● **Written exercise**:
Please retype the records below exactly, from the first line through the line containing "plt.rcParams['font.family'] = ['Liberation", and leave out any pictures.

Source data
◇ ◇ ◇ ◇ ◇ ◇ ◇

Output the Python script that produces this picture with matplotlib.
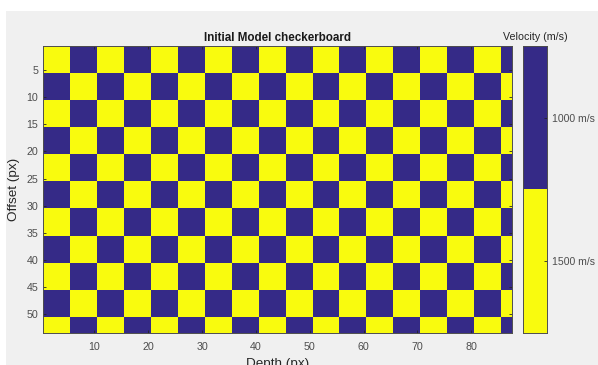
import numpy as np
import matplotlib
matplotlib.use("Agg")
import matplotlib.pyplot as plt
from matplotlib.colors import ListedColormap
from matplotlib.patches import Rectangle

plt.rcParams['font.family'] = ['Liberation Sans', 'DejaVu Sans']

# ---- data ----
velocities = [1500, 1000]          # value of "even" and "odd" squares
n_rows = 53                        # offset samples (px)
n_cols = 87                        # depth samples (px)
block = 5                          # checker square size (px)
x_ticks = [10, 20, 30, 40, 50, 60, 70, 80]
y_ticks = [5, 10, 15, 20, 25, 30, 35, 40, 45, 50]
cbar_values = [1000, 1500]
cbar_labels = ['1000 m/s', '1500 m/s']
title = 'Initial Model checkerboard'
xlabel = 'Depth (px)'
ylabel = 'Offset (px)'
cbar_title = 'Velocity (m/s)'

rr, cc = np.indices((n_rows, n_cols))
parity = ((rr // block) + (cc // block)) % 2
model = np.where(parity == 0, velocities[0], velocities[1])

blue = '#352a87'
yellow = '#f9fb0e'
cmap = ListedColormap([blue, yellow])
txt = '#262626'

W, H = 598, 365
fig = plt.figure(figsize=(W / 100, H / 100), dpi=100, facecolor='white')
fig.patches.append(Rectangle((6 / W, 0), 1, (H - 11) / H, transform=fig.transFigure,
                             facecolor='#f0f0f0', edgecolor='none', zorder=-10))

def fx(px):
    return px / W

def fy(py):
    return 1 - py / H

ax_l, ax_r, ax_t, ax_b = 43.3, 511.7, 46.0, 332.7
ax = fig.add_axes([fx(ax_l), fy(ax_b), fx(ax_r - ax_l), (ax_b - ax_t) / H])
ax.imshow(model, cmap=cmap, vmin=1000, vmax=1500, aspect='auto', interpolation='nearest',
          extent=(0.5, n_cols + 0.5, n_rows + 0.5, 0.5))
ax.set_xlim(0.5, n_cols + 0.5)
ax.set_ylim(n_rows + 0.5, 0.5)
ax.set_xticks(x_ticks)
ax.set_yticks(y_ticks)
ax.tick_params(direction='in', length=2.5, width=0.6, color=txt, labelcolor='#4d4d4d',
               labelsize=7.7, top=True, right=True)
ax.tick_params(axis='x', pad=6.5)
ax.tick_params(axis='y', pad=3.5)
for s in ax.spines.values():
    s.set_color('#4d4d4d')
    s.set_linewidth(0.7)

fig.text(fx((ax_l + ax_r) / 2), fy(40.7), title, ha='center', va='baseline',
         fontsize=8.4, fontweight='bold', color='#1a1a1a')
fig.text(fx((ax_l + ax_r) / 2), fy(357.5), xlabel, ha='center', va='top',
         fontsize=9.7, color='#262626')
fig.text(fx(13.7), fy(189.3), ylabel, ha='center', va='center', rotation=90,
         fontsize=9.7, color='#262626')

# ---- colorbar ----
cb_l, cb_r = 523.3, 546.7
cax = fig.add_axes([fx(cb_l), fy(ax_b), fx(cb_r - cb_l), (ax_b - ax_t) / H])
cbar_img = np.array(cbar_values).reshape(-1, 1)
cax.imshow(cbar_img, cmap=cmap, vmin=1000, vmax=1500, aspect='auto', interpolation='nearest',
           extent=(0, 1, len(cbar_values), 0))
cax.set_xlim(0, 1)
cax.set_ylim(len(cbar_values), 0)
cax.set_xticks([])
cax.set_yticks([i + 0.5 for i in range(len(cbar_values))])
cax.set_yticklabels(cbar_labels)
cax.yaxis.tick_right()
cax.tick_params(axis='y', direction='in', length=2.5, width=0.6, color=txt,
                labelcolor='#4d4d4d', labelsize=7.6, pad=4, left=False, right=True)
for s in cax.spines.values():
    s.set_color('#4d4d4d')
    s.set_linewidth(0.7)
fig.text(fx(535), fy(40), cbar_title, ha='center', va='baseline', fontsize=7.7, color='#262626')

fig.savefig('out.png', dpi=100, facecolor=fig.get_facecolor())
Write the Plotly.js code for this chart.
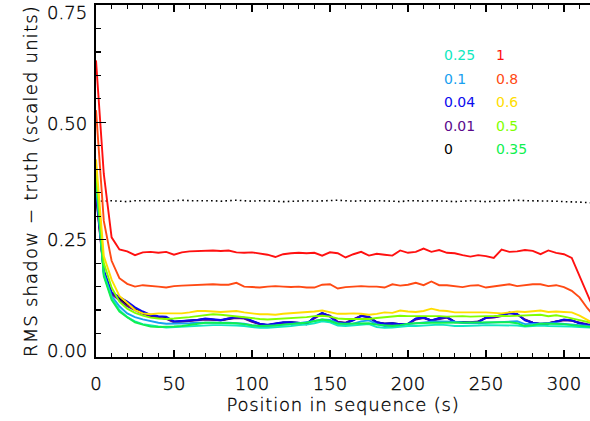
<!DOCTYPE html>
<html>
<head>
<meta charset="utf-8">
<script src="https://cdn.plot.ly/plotly-3.0.1.min.js"></script>
<style>
  html, body { margin: 0; padding: 0; background: #fff; }
  #chart { width: 590px; height: 421px; }
  .xtitle { letter-spacing: 0.8px; }
  .ytitle { letter-spacing: 1.2px; }
  svg text[style*="font-weight: 300"] { stroke: #000; stroke-width: 0.35px; }
</style>
</head>
<body>
<div id="chart"></div>
<script>
// Position in sequence (s)
const positions = [0,5,10,15,20,25,30,35,40,45,50,55,60,65,70,75,80,85,90,95,100,105,110,115,120,125,130,135,140,145,150,155,160,165,170,175,180,185,190,195,200,205,210,215,220,225,230,235,240,245,250,255,260,265,270,275,280,285,290,295,300,305,310,315,320];

// Reference level (dotted black line)
const referenceLevel = [0.333,0.332,0.333,0.332,0.331,0.333,0.333,0.334,0.333,0.332,0.333,0.334,0.333,0.333,0.334,0.333,0.332,0.333,0.334,0.333,0.332,0.333,0.333,0.332,0.331,0.332,0.333,0.333,0.332,0.333,0.333,0.334,0.333,0.332,0.333,0.332,0.333,0.333,0.332,0.331,0.333,0.333,0.332,0.333,0.333,0.332,0.331,0.332,0.333,0.332,0.331,0.332,0.333,0.333,0.334,0.333,0.333,0.332,0.333,0.332,0.331,0.331,0.330,0.329,0.328];

// Series, keyed by parameter value
const s0 = [0.350,0.182,0.136,0.123,0.112,0.102,0.094,0.088,0.086,0.083,0.075,0.076,0.078,0.079,0.081,0.080,0.078,0.081,0.084,0.083,0.076,0.070,0.068,0.071,0.073,0.074,0.072,0.071,0.084,0.093,0.087,0.074,0.072,0.079,0.088,0.085,0.074,0.071,0.072,0.070,0.070,0.081,0.084,0.078,0.082,0.085,0.075,0.074,0.073,0.075,0.084,0.085,0.088,0.095,0.091,0.079,0.073,0.070,0.072,0.076,0.079,0.078,0.072,0.069,0.067];
const s001 = [0.345,0.180,0.134,0.120,0.108,0.100,0.092,0.087,0.085,0.081,0.074,0.075,0.077,0.078,0.080,0.079,0.078,0.082,0.083,0.082,0.075,0.070,0.068,0.071,0.073,0.073,0.072,0.070,0.082,0.092,0.088,0.075,0.073,0.080,0.088,0.084,0.073,0.071,0.071,0.069,0.070,0.080,0.083,0.077,0.081,0.084,0.074,0.074,0.074,0.076,0.083,0.084,0.087,0.094,0.091,0.080,0.073,0.071,0.072,0.075,0.078,0.077,0.073,0.070,0.068];
const s004 = [0.360,0.185,0.138,0.128,0.118,0.106,0.097,0.090,0.087,0.086,0.076,0.077,0.078,0.079,0.082,0.081,0.079,0.082,0.085,0.084,0.077,0.071,0.069,0.072,0.074,0.074,0.073,0.070,0.085,0.094,0.086,0.073,0.072,0.078,0.087,0.086,0.074,0.071,0.072,0.070,0.071,0.082,0.084,0.078,0.083,0.085,0.075,0.074,0.073,0.074,0.084,0.086,0.089,0.093,0.092,0.078,0.073,0.070,0.071,0.076,0.080,0.078,0.072,0.069,0.067];
const s01 = [0.370,0.178,0.130,0.108,0.093,0.085,0.080,0.076,0.073,0.071,0.071,0.071,0.072,0.073,0.073,0.074,0.073,0.073,0.072,0.071,0.068,0.066,0.066,0.067,0.069,0.070,0.072,0.074,0.077,0.080,0.079,0.072,0.070,0.071,0.076,0.078,0.070,0.066,0.066,0.067,0.070,0.072,0.073,0.075,0.076,0.076,0.075,0.073,0.072,0.072,0.073,0.074,0.074,0.076,0.076,0.070,0.071,0.071,0.072,0.072,0.071,0.070,0.068,0.066,0.065];
const s025 = [0.380,0.175,0.126,0.100,0.085,0.076,0.070,0.067,0.065,0.063,0.064,0.065,0.066,0.067,0.068,0.068,0.068,0.068,0.067,0.066,0.064,0.062,0.062,0.063,0.065,0.066,0.068,0.069,0.072,0.076,0.074,0.067,0.066,0.067,0.069,0.070,0.064,0.062,0.063,0.065,0.066,0.066,0.067,0.069,0.069,0.068,0.066,0.066,0.066,0.067,0.068,0.068,0.068,0.068,0.067,0.065,0.066,0.067,0.066,0.066,0.066,0.065,0.064,0.063,0.062];
const s035 = [0.390,0.172,0.122,0.097,0.085,0.074,0.069,0.065,0.064,0.064,0.065,0.066,0.068,0.071,0.073,0.073,0.073,0.073,0.072,0.070,0.067,0.066,0.066,0.067,0.069,0.071,0.072,0.073,0.076,0.080,0.077,0.071,0.071,0.071,0.071,0.072,0.069,0.067,0.066,0.068,0.071,0.072,0.073,0.073,0.073,0.073,0.073,0.073,0.073,0.073,0.073,0.073,0.074,0.074,0.072,0.066,0.068,0.071,0.071,0.071,0.070,0.068,0.066,0.064,0.063];
const s05 = [0.400,0.200,0.148,0.118,0.103,0.094,0.088,0.084,0.082,0.081,0.082,0.083,0.085,0.087,0.089,0.091,0.090,0.088,0.087,0.085,0.082,0.081,0.080,0.081,0.081,0.082,0.083,0.085,0.087,0.088,0.086,0.082,0.081,0.081,0.082,0.081,0.083,0.085,0.086,0.088,0.087,0.087,0.088,0.088,0.087,0.086,0.087,0.087,0.086,0.087,0.087,0.087,0.088,0.087,0.088,0.088,0.089,0.090,0.087,0.089,0.086,0.082,0.078,0.074,0.071];
const s06 = [0.421,0.215,0.165,0.130,0.115,0.100,0.093,0.091,0.093,0.093,0.094,0.093,0.095,0.098,0.098,0.097,0.096,0.097,0.098,0.095,0.093,0.091,0.091,0.090,0.092,0.093,0.095,0.095,0.097,0.099,0.096,0.092,0.092,0.093,0.092,0.090,0.092,0.095,0.094,0.099,0.097,0.096,0.098,0.103,0.099,0.098,0.095,0.095,0.096,0.095,0.095,0.094,0.093,0.095,0.097,0.096,0.097,0.099,0.096,0.097,0.096,0.095,0.088,0.078,0.070];
const s08 = [0.526,0.290,0.205,0.168,0.156,0.150,0.153,0.152,0.150,0.148,0.151,0.152,0.153,0.154,0.154,0.155,0.154,0.154,0.158,0.150,0.149,0.148,0.150,0.151,0.150,0.149,0.150,0.148,0.148,0.154,0.155,0.146,0.149,0.150,0.151,0.150,0.150,0.148,0.155,0.152,0.154,0.158,0.153,0.161,0.153,0.153,0.151,0.149,0.152,0.153,0.148,0.150,0.152,0.155,0.151,0.153,0.155,0.155,0.151,0.153,0.149,0.141,0.127,0.104,0.085];
const s1 = [0.632,0.390,0.255,0.229,0.225,0.217,0.223,0.224,0.222,0.224,0.218,0.223,0.225,0.226,0.226,0.227,0.226,0.227,0.223,0.222,0.223,0.220,0.218,0.213,0.219,0.221,0.222,0.221,0.222,0.216,0.223,0.221,0.212,0.219,0.224,0.216,0.220,0.218,0.216,0.227,0.222,0.224,0.231,0.224,0.228,0.222,0.221,0.217,0.214,0.217,0.215,0.211,0.229,0.224,0.225,0.228,0.226,0.219,0.227,0.222,0.219,0.211,0.172,0.133,0.095];

// Legend labels and colours (drawing order)
const seriesLabels = ['0', '0.01', '0.04', '0.1', '0.25', '0.35', '0.5', '0.6', '0.8', '1'];
const seriesData = [s0, s001, s004, s01, s025, s035, s05, s06, s08, s1];
const seriesColors = ['#000000', '#5a0a8c', '#0a0aee', '#18a0f0', '#10e8c0', '#10f050', '#80ff00', '#ffdd00', '#ff4a14', '#ff1010'];

// Legend layout: column 1 (top to bottom), column 2 (top to bottom)
const legendCol1 = ['0.25', '0.1', '0.04', '0.01', '0'];
const legendCol2 = ['1', '0.8', '0.6', '0.5', '0.35'];

// Y tick labels
const yTickVals = [0, 0.25, 0.5, 0.75];
const yTickText = ['0.00', '0.25', '0.50', '0.75'];
const yTickShift = [7, 0, -1, -7];

const FONT = 'DejaVu Sans';

const traces = [];
traces.push({
  x: positions, y: referenceLevel, type: 'scatter', mode: 'lines',
  line: { color: '#000', width: 1.6, dash: '1.6px,3.2px' },
  hoverinfo: 'skip', showlegend: false
});
seriesData.forEach((d, i) => {
  traces.push({
    x: positions, y: d, type: 'scatter', mode: 'lines',
    name: seriesLabels[i],
    line: { color: seriesColors[i], width: 1.9 },
    showlegend: false
  });
});

const annotations = [];
const colX = [0.70, 0.806];
const rowY = [0.857, 0.790, 0.724, 0.656, 0.590];
[legendCol1, legendCol2].forEach((col, c) => {
  col.forEach((lab, r) => {
    const idx = seriesLabels.indexOf(lab);
    annotations.push({
      xref: 'paper', yref: 'paper', x: colX[c], y: rowY[r],
      xanchor: 'left', yanchor: 'middle', showarrow: false,
      text: lab, font: { family: FONT, size: 14, color: seriesColors[idx], weight: 400 }
    });
  });
});
yTickVals.forEach((v, i) => {
  annotations.push({
    xref: 'paper', yref: 'y', x: 0, y: v, xshift: -7, yshift: yTickShift[i],
    xanchor: 'right', yanchor: 'middle', showarrow: false,
    text: yTickText[i], font: { family: FONT, size: 18, color: '#000', weight: 300 }
  });
});

const layout = {
  width: 590, height: 421,
  margin: { l: 96, r: 0, t: 5, b: 64, pad: 0 },
  paper_bgcolor: '#fff', plot_bgcolor: '#fff',
  showlegend: false,
  font: { family: FONT, size: 18, color: '#000', weight: 300 },
  xaxis: {
    range: [0, 316.7], autorange: false,
    tickmode: 'linear', tick0: 0, dtick: 50,
    ticks: 'inside', ticklen: 7, tickwidth: 1.5, tickcolor: '#000',
    minor: { ticks: 'inside', dtick: 10, ticklen: 4, tickwidth: 1.2, tickcolor: '#000' },
    showline: true, linecolor: '#000', linewidth: 2, mirror: 'ticks',
    showgrid: false, zeroline: false,
    ticklabelstandoff: 9, ticklabeloverflow: 'allow',
    tickfont: { family: FONT, size: 18, color: '#000', weight: 300 },
    title: { text: 'Position in sequence (s)', font: { family: FONT, size: 18, weight: 300 }, standoff: 6 },
    automargin: false
  },
  yaxis: {
    range: [0, 0.75], autorange: false,
    tickmode: 'array', tickvals: yTickVals, showticklabels: false,
    ticks: 'inside', ticklen: 10, tickwidth: 1.5, tickcolor: '#000',
    minor: { ticks: 'inside', dtick: 0.05, ticklen: 5, tickwidth: 1.2, tickcolor: '#000' },
    showline: true, linecolor: '#000', linewidth: 2, mirror: false,
    showgrid: false, zeroline: false,
    title: { text: 'RMS shadow − truth (scaled units)', font: { family: FONT, size: 18, weight: 300 }, standoff: 52 },
    automargin: false
  },
  annotations: annotations
};

Plotly.newPlot('chart', traces, layout, { staticPlot: true, displayModeBar: false });
</script>
</body>
</html>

◇ ◇ ◇ ◇ ◇ ◇ ◇

● **The output**:
Output the Python script that produces this picture with matplotlib.
import numpy as np
import matplotlib
matplotlib.use("Agg")
import matplotlib.pyplot as plt
from matplotlib.colors import ListedColormap
from matplotlib.patches import Rectangle

plt.rcParams['font.family'] = ['Liberation Sans', 'DejaVu Sans']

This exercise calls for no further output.